World leaders are willing to “pursue” a long-term limit of 1.5ºC on average global warming. But just what that means, and how it might be achieved, remain mostly blanks that scientists have been given 18 to 21 months to fill. They are not necessarily pleased.
Climate delegates’ decision to include the lower threshold in the Paris Agreement came with a request to the Intergovernmental Panel on Climate Change (IPCC) to provide a report to governments on the implications of adopting 1.5ºC as a goal, and to complete that report by 2018.
“It should identify how steep emissions cuts need to be by 2030 to stay on that path,” Climate Change News reports, “and compare the projected impacts of 1.5ºC against 2ºC.” Demand for the study is driven in part by the often poor, small, and low-lying countries most exposed to the effects of climate change.
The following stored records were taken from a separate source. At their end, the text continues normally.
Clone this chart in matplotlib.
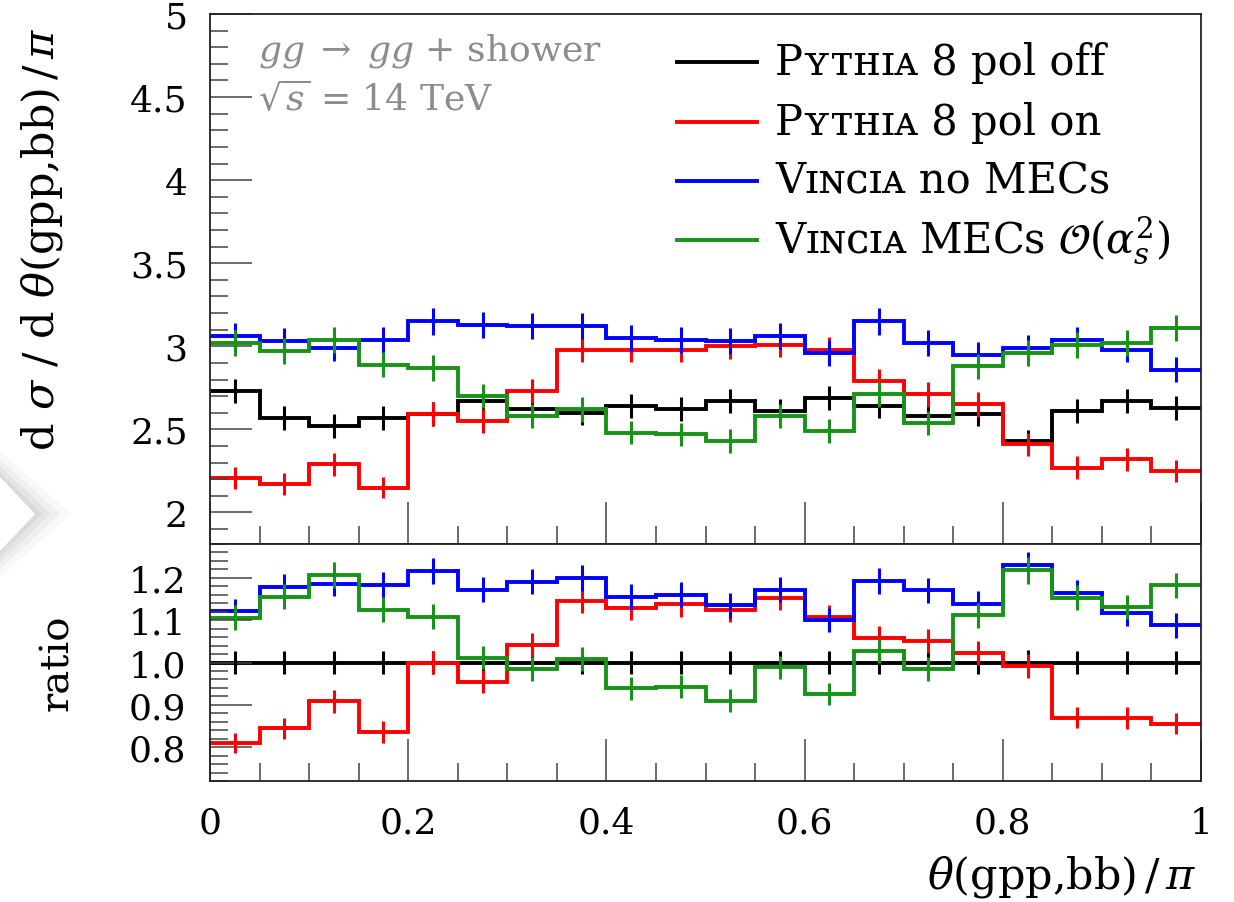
import numpy as np
import matplotlib
matplotlib.use("Agg")
import matplotlib.pyplot as plt
from matplotlib.lines import Line2D
from matplotlib.patches import Polygon
from matplotlib.ticker import MultipleLocator, FixedLocator

# ---------------- data ----------------
bin_edges = [0.0, 0.05, 0.10, 0.15, 0.20, 0.25, 0.30, 0.35, 0.40, 0.45, 0.50,
             0.55, 0.60, 0.65, 0.70, 0.75, 0.80, 0.85, 0.90, 0.95, 1.0]

pythia_off = [2.73, 2.57, 2.52, 2.57, 2.59, 2.67, 2.62, 2.60, 2.64, 2.62,
              2.67, 2.61, 2.69, 2.64, 2.58, 2.59, 2.43, 2.61, 2.67, 2.63]
pythia_on = [2.21, 2.17, 2.29, 2.15, 2.59, 2.55, 2.73, 2.98, 2.98, 2.98,
             3.00, 3.01, 2.98, 2.79, 2.71, 2.65, 2.41, 2.27, 2.32, 2.25]
vincia_nomec = [3.06, 3.03, 2.99, 3.04, 3.15, 3.13, 3.12, 3.12, 3.05, 3.04,
                3.03, 3.06, 2.96, 3.15, 3.02, 2.95, 2.99, 3.04, 2.98, 2.86]
vincia_mec = [3.02, 2.97, 3.04, 2.89, 2.87, 2.70, 2.58, 2.62, 2.48, 2.47,
              2.43, 2.58, 2.49, 2.71, 2.54, 2.88, 2.96, 3.01, 3.02, 3.11]

err_pythia_off = [0.074, 0.071, 0.071, 0.071, 0.072, 0.073, 0.072, 0.072, 0.073, 0.072,
                  0.073, 0.072, 0.073, 0.073, 0.072, 0.072, 0.069, 0.072, 0.073, 0.072]
err_pythia_on = [0.066, 0.066, 0.068, 0.066, 0.072, 0.071, 0.074, 0.077, 0.077, 0.077,
                 0.077, 0.077, 0.077, 0.075, 0.074, 0.073, 0.069, 0.067, 0.068, 0.067]
err_vincia_nomec = [0.078, 0.078, 0.077, 0.078, 0.080, 0.079, 0.079, 0.079, 0.078, 0.078,
                    0.078, 0.078, 0.077, 0.080, 0.078, 0.077, 0.077, 0.078, 0.077, 0.076]
err_vincia_mec = [0.078, 0.077, 0.078, 0.076, 0.076, 0.074, 0.072, 0.073, 0.071, 0.071,
                  0.070, 0.072, 0.071, 0.074, 0.072, 0.076, 0.077, 0.078, 0.078, 0.079]

labels = ["P\u028f\u1d1b\u029c\u026a\u1d00 8 pol off",
          "P\u028f\u1d1b\u029c\u026a\u1d00 8 pol on",
          "V\u026a\u0274\u1d04\u026a\u1d00 no MECs",
          "V\u026a\u0274\u1d04\u026a\u1d00 MECs $\\mathcal{O}(\\alpha_s^2)$"]
colors = ["#000000", "#ff0000", "#0000ff", "#179317"]

main_yticks = [2, 2.5, 3, 3.5, 4, 4.5, 5]
main_yticklabels = ["2", "2.5", "3", "3.5", "4", "4.5", "5"]
ratio_yticks = [0.8, 0.9, 1.0, 1.1, 1.2]
ratio_yticklabels = ["0.8", "0.9", "1.0", "1.1", "1.2"]
xticks = [0, 0.2, 0.4, 0.6, 0.8, 1.0]
xticklabels = ["0", "0.2", "0.4", "0.6", "0.8", "1"]

# ---------------- style ----------------
plt.rcParams["font.family"] = ["DejaVu Serif", "DejaVu Sans"]
plt.rcParams["mathtext.fontset"] = "dejavuserif"

W, H = 1234, 903
fig = plt.figure(figsize=(W / 100, H / 100), dpi=100)

def fx(px):
    return px / W

def fy(py):
    return 1 - py / H

L, R = 210, 1201
ax = fig.add_axes([fx(L), fy(545), fx(R - L), fy(15) - fy(545)])
axr = fig.add_axes([fx(L), fy(782), fx(R - L), fy(545) - fy(782)])

edges = np.array(bin_edges)
centers = 0.5 * (edges[1:] + edges[:-1])
series = [pythia_off, pythia_on, vincia_nomec, vincia_mec]
errors = [err_pythia_off, err_pythia_on, err_vincia_nomec, err_vincia_mec]
ref = np.array(pythia_off)

for vals, errs, c in zip(series, errors, colors):
    v = np.array(vals)
    e = np.array(errs)
    ax.stairs(v, edges, color=c, lw=2.8, baseline=None)
    ax.errorbar(centers, v, yerr=e, fmt="none", ecolor=c, elinewidth=2.2, capsize=0)
    r = v / ref
    re = e / ref
    axr.stairs(r, edges, color=c, lw=2.8, baseline=None)
    axr.errorbar(centers, r, yerr=re, fmt="none", ecolor=c, elinewidth=2.2, capsize=0)

for a in (ax, axr):
    a.set_xlim(0, 1)
    a.xaxis.set_major_locator(FixedLocator(xticks))
    a.xaxis.set_minor_locator(MultipleLocator(0.05))
    a.tick_params(which="major", direction="in", length=30, width=1.1, color="#444444",
                  top=False, right=False, labelsize=26)
    a.tick_params(which="minor", direction="in", length=13, width=1.1, color="#444444",
                  top=False, right=False)
    for s in a.spines.values():
        s.set_linewidth(1.3)
        s.set_color("#222222")

ax.set_ylim(1.81, 5.0)
ax.set_yticks(main_yticks)
ax.set_yticklabels(main_yticklabels)
ax.yaxis.set_minor_locator(MultipleLocator(0.1))
ax.tick_params(labelbottom=False)
ax.tick_params(axis="y", which="major", pad=16)

axr.set_ylim(0.72, 1.28)
axr.set_yticks(ratio_yticks)
axr.set_yticklabels(ratio_yticklabels)
axr.yaxis.set_minor_locator(MultipleLocator(0.02))
axr.set_xticklabels(xticklabels)
axr.tick_params(axis="x", which="major", pad=18)
axr.tick_params(axis="y", which="major", pad=17)

# axis labels
fig.text(fx(42), fy(28), r"d $\sigma$ / d $\theta$(gpp,bb)$\,/\,\pi$", rotation=90,
         ha="center", va="top", fontsize=31)
fig.text(fx(58), fy(663), "ratio", rotation=90, ha="center", va="center", fontsize=29)
fig.text(fx(1197), fy(877), r"$\theta$(gpp,bb)$\,/\,\pi$", ha="right", va="center",
         fontsize=31)

# process annotation
fig.text(fx(258), fy(60), r"$gg\;\to\;gg$ + shower", color="#8c8c8c", fontsize=26,
         ha="left", va="baseline")
fig.text(fx(258), fy(110), r"$\sqrt{s}$ = 14 TeV", color="#8c8c8c", fontsize=26,
         ha="left", va="baseline")

# legend (manual)
rows = [63, 123, 182, 241]
for yrow, lab, c in zip(rows, labels, colors):
    fig.add_artist(Line2D([fx(677), fx(757)], [fy(yrow), fy(yrow)], color=c, lw=2.8,
                          transform=fig.transFigure))
    fig.text(fx(775), fy(yrow), lab, ha="left", va="center", fontsize=30)

# decorative shadow triangle at left edge
for k, alpha in [(26, 0.04), (18, 0.05), (11, 0.06), (5, 0.07)]:
    fig.add_artist(Polygon([[fx(0), fy(478 - k)], [fx(35 + k * 1.4), fy(515)],
                            [fx(0), fy(552 + k)]], closed=True, transform=fig.transFigure,
                           facecolor="#555555", edgecolor="none", alpha=alpha))
fig.add_artist(Polygon([[fx(0), fy(478)], [fx(35), fy(515)], [fx(0), fy(552)]],
                       closed=True, transform=fig.transFigure, facecolor="white",
                       edgecolor="none"))

fig.savefig("out.png", dpi=100)
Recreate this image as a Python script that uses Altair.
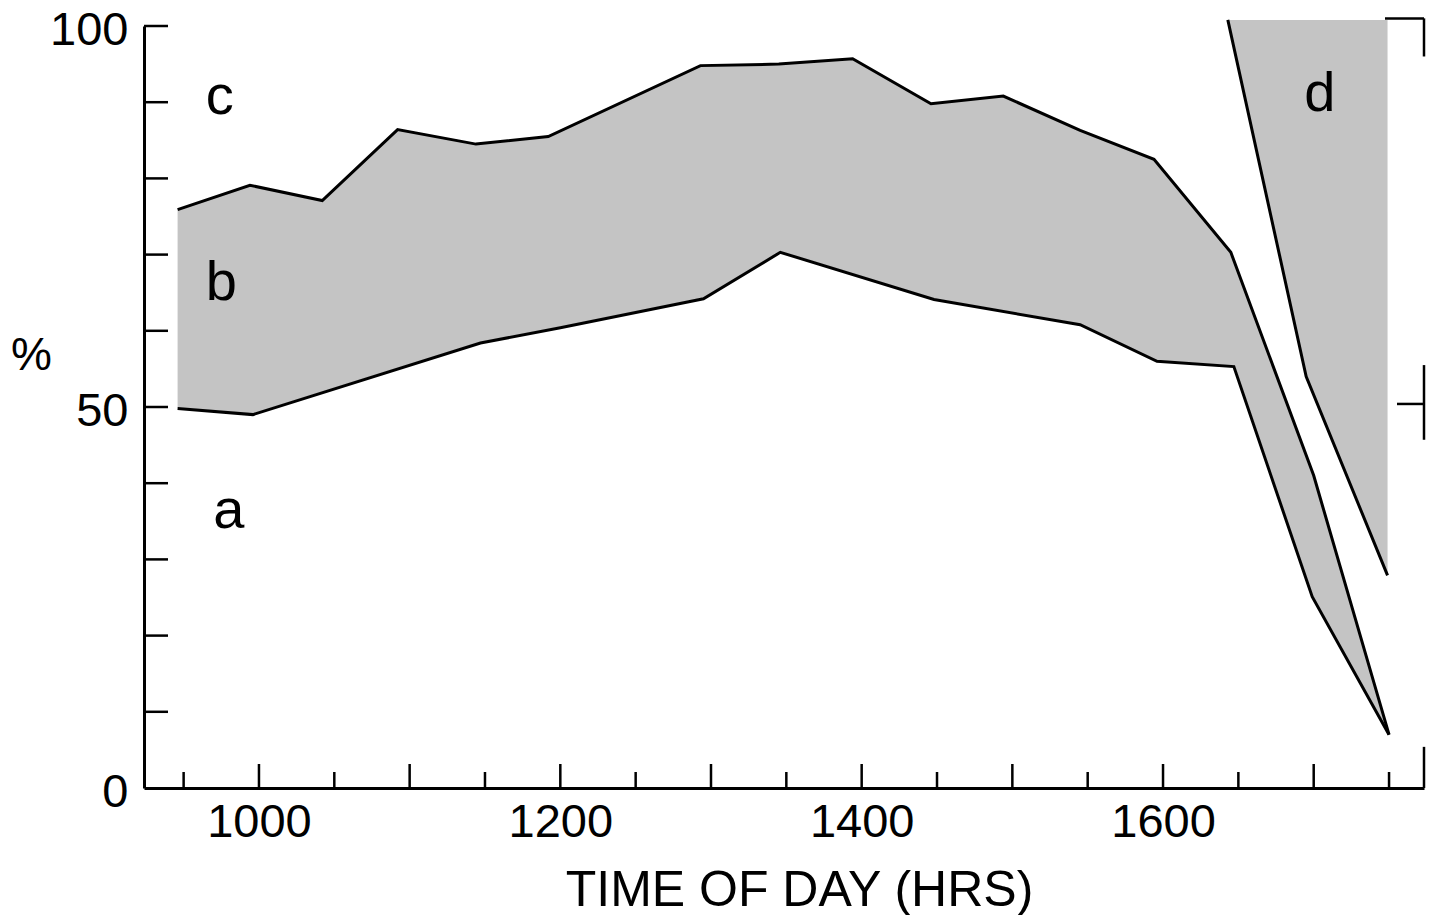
import altair as alt
import pandas as pd

# ---------------- data ----------------
# boundary between regions b and c (upper edge of the shaded band)
upper_t = [946, 994, 1042, 1092, 1144, 1192, 1293, 1345, 1394, 1446, 1494, 1545, 1594, 1645, 1700, 1750]
upper_v = [75.9, 79.1, 77.1, 86.4, 84.5, 85.5, 94.8, 95.0, 95.7, 89.8, 90.8, 86.3, 82.5, 70.3, 41.0, 7.0]

# boundary between regions a and b (lower edge of the shaded band)
lower_t = [946, 996, 1147, 1200, 1295, 1346, 1448, 1545, 1596, 1647, 1699, 1750]
lower_v = [49.8, 49.0, 58.4, 60.4, 64.2, 70.3, 64.1, 60.8, 56.0, 55.3, 25.1, 7.0]

# region d boundary
d_t = [1643, 1695, 1749]
d_v = [100.8, 54.0, 27.9]
d_top = 100.8

# axis ticks / labels
x_labels = [1000, 1200, 1400, 1600]
x_major_ticks = [1000, 1100, 1200, 1300, 1400, 1500, 1600, 1700]
x_minor_ticks = [950, 1050, 1150, 1250, 1350, 1450, 1550, 1650, 1750]
y_labels = [0, 50, 100]
y_ticks = [10, 20, 30, 40, 50, 60, 70, 80, 90, 100]

# right-hand scale marks (segments of the right axis, in %)
right_seg_from = [96.0, 45.7, 0.0]
right_seg_to = [101.0, 55.5, 5.4]
right_tick_top = [101.0]
right_tick_mid = [50.4]

# region letters
region_names = ["a", "b", "c", "d"]
region_t = [980, 975, 974, 1704]
region_v = [34.1, 64.1, 88.4, 88.9]

# ---------------- chart ----------------
W, H = 1280, 762
FONT = "Liberation Sans"
GRAY = "#c4c4c4"

upper_df = pd.DataFrame({"t": upper_t, "v": upper_v})
lower_df = pd.DataFrame({"t": lower_t, "v": lower_v})
d_df = pd.DataFrame({"t": d_t, "v": d_v})
xmaj_df = pd.DataFrame({"t": x_major_ticks})
xmin_df = pd.DataFrame({"t": x_minor_ticks})
ytick_df = pd.DataFrame({"v": y_ticks})
rseg_df = pd.DataFrame({"v": right_seg_from, "v2": right_seg_to})
rtop_df = pd.DataFrame({"v": right_tick_top})
rmid_df = pd.DataFrame({"v": right_tick_mid})
lab_df = pd.DataFrame({"name": region_names, "t": region_t, "v": region_v})

xscale = alt.Scale(domain=[923.7, 1773.2], nice=False, zero=False)
yscale = alt.Scale(domain=[0, 100], nice=False, zero=True)

xaxis = alt.Axis(
    values=x_labels, format="d", title="TIME OF DAY (HRS)",
    ticks=False, tickSize=0, grid=False,
    domainColor="black", domainWidth=3,
    labelFont=FONT, labelFontSize=47, labelColor="black", labelPadding=11,
    labelFlush=False, labelOverlap=False,
    titleFont=FONT, titleFontSize=50, titleFontWeight="normal", titleColor="black",
    titleX=655, titleY=117, titleAlign="center", titleBaseline="alphabetic",
    zindex=1,
)
yaxis = alt.Axis(
    values=y_labels, title="%",
    ticks=False, tickSize=0, grid=False,
    domainColor="black", domainWidth=3,
    labelFont=FONT, labelFontSize=47, labelColor="black", labelPadding=16,
    labelBaseline="alphabetic", labelOffset=18,
    labelFlush=False, labelOverlap=False,
    titleFont=FONT, titleFontSize=46, titleFontWeight="normal", titleColor="black",
    titleAngle=0, titleX=-113, titleY=329, titleAlign="center", titleBaseline="middle",
    zindex=1,
)

X = alt.X("t:Q", scale=xscale, axis=xaxis)
Y = alt.Y("v:Q", scale=yscale, axis=yaxis)

band_fill = alt.Chart(upper_df).mark_area(color=GRAY, opacity=1).encode(x=X, y=Y)
band_cut = alt.Chart(lower_df).mark_area(
    color="white", opacity=1, stroke="white", strokeWidth=2
).encode(x=X, y=Y)
d_fill = alt.Chart(d_df).mark_area(color=GRAY, opacity=1).encode(x=X, y=Y, y2=alt.datum(d_top))

line_style = dict(color="black", strokeWidth=3)
upper_line = alt.Chart(upper_df).mark_line(**line_style).encode(x=X, y=Y)
lower_line = alt.Chart(lower_df).mark_line(**line_style).encode(x=X, y=Y)
d_line = alt.Chart(d_df).mark_line(**line_style).encode(x=X, y=Y)

tick_style = dict(color="black", strokeWidth=2.5)
xmaj = alt.Chart(xmaj_df).mark_rule(**tick_style).encode(x=X, y=alt.value(H), y2=alt.value(H - 24))
xmin = alt.Chart(xmin_df).mark_rule(**tick_style).encode(x=X, y=alt.value(H), y2=alt.value(H - 16))
yt = alt.Chart(ytick_df).mark_rule(**tick_style).encode(y=Y, x=alt.value(0), x2=alt.value(24))

rseg = alt.Chart(rseg_df).mark_rule(**tick_style).encode(y=Y, y2="v2:Q", x=alt.value(W))
rtop = alt.Chart(rtop_df).mark_rule(**tick_style).encode(y=Y, x=alt.value(W - 39), x2=alt.value(W))
rmid = alt.Chart(rmid_df).mark_rule(**tick_style).encode(y=Y, x=alt.value(W - 27), x2=alt.value(W))

letters = alt.Chart(lab_df).mark_text(
    font=FONT, fontSize=56, align="center", baseline="alphabetic", color="black"
).encode(x=X, y=Y, text="name:N")

chart = alt.layer(
    band_fill, band_cut, d_fill,
    upper_line, lower_line, d_line,
    xmaj, xmin, yt, rseg, rtop, rmid,
    letters,
).properties(
    width=W, height=H,
    autosize=alt.AutoSizeParams(type="none"),
    padding={"left": 144, "top": 26, "right": 8, "bottom": 127},
).configure(background="white").configure_view(stroke=None)

chart.save("out.html", embed_options={"renderer": "svg", "actions": False})
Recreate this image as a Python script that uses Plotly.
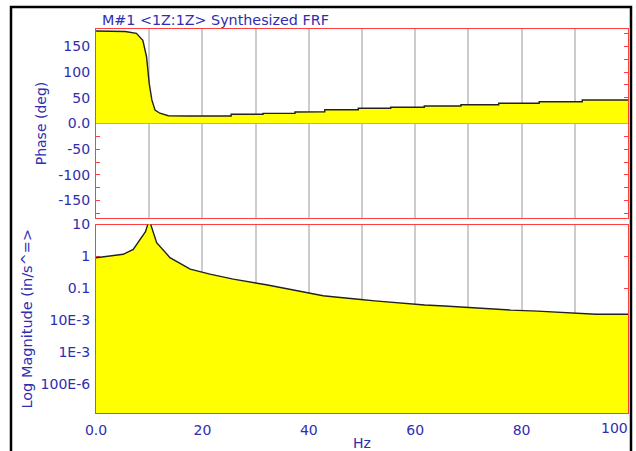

IPCC has limited science capacity to call on, however—only enough to produce “two or at most three” reports at a time, Darby writes. But “the call for analysis on 1.5ºC is only one of 27 proposals for special reports submitted by countries, UN bodies, and observers.” And at least some scientists are questioning whether the pursuit of a 1.5ºC limit should be its top priority.
“[Researchers] should be cautious and not naively drawn into undertaking new cycles of studies in the expectation that they will make a difference to the world of politics,” Kings College London Prof. Mike Hulme argued in Nature Climate Change.
British scientist Jim Skea called governments’ need for more information on the subject “legitimate,” but acknowledged to Darby that “if the whole thing was driven by scientific curiosity, it is probably true that we would not work towards 1.5ºC at the moment.” Nonetheless, Skea said, scientists should try to answer the question.